Qantum - Les Temps Oubliés

(CD 2009, 46:18, Musea FGBG 4838)

The tracks:
  1- Images d'enfance(03:51)
  2- Le voyage de l'espoir(06:31)
  3- Errance(05:04)
  4- Milena(05:40)
  5- Féérique utopie(07:04)
  6- Court terme(02:58)
  7- le temps des mages(04:10)
  8- Présage(07:36)
  9- Impressions fugaces(02:45)

Qantum Website        samples        Musea Records

Sometimes the meeting of musicians from two bands can result in a fantastic new act. This happened to the musicians from Ultime Atome and Lapsus Linguae. Those two bands from the present French progressive rock scene joined forces and started Qantum.
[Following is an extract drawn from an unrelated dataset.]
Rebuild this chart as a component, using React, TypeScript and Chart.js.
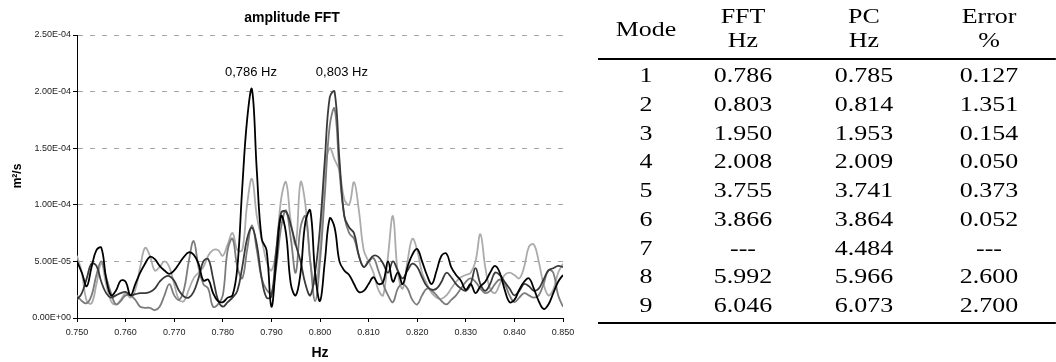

Right from the start you hear on Les Temps Oubliés that the band was very much influenced by the older prog acts from France. Bands such as Ange and Mona Lisa came to mind. But that’s not so strange for a band that sings in their native language. On the first track Images D’Efance and several other pieces, I did also hear some traces which could have been taken from another band that was famous in the seventies in France. The Strands Of The Future from Pulsar could have been in the CD collection of keyboard player Franck Foussard and guitarist Thierry Locatelli. A lot of guitar and string synthesizer parts reminded me of the afformentioned album. The neo prog music produced by Qantum has also a link to the first albums made by Marillion. The musicians mentioned above play in a similar way as Mark Kelly and Steve Rothery and lead singer Jean-Marc Tesorio moves towards the same style of singing as Fish did on Script For A Jester’s Tear or Fugazi. The only difference is that he does not sing in the English language. Les Temps Des Mages could have been taken from an album by Steve Hackett on which he only played the acoustic guitar. The last track on the album Impressions Fugaces can be seen as an instrumental tribute to Rick Wakeman. The last name that I will mention is Pink Floyd. From time to time I did hear David Gilmour in the fantastic melodic guitar solos. They are of a very high level on this release. Anybody who enjoys neo progressive rock music and does not mind that the lead vocals are done in the French language can enjoy this first album from Qantum a lot.   This should be discovered.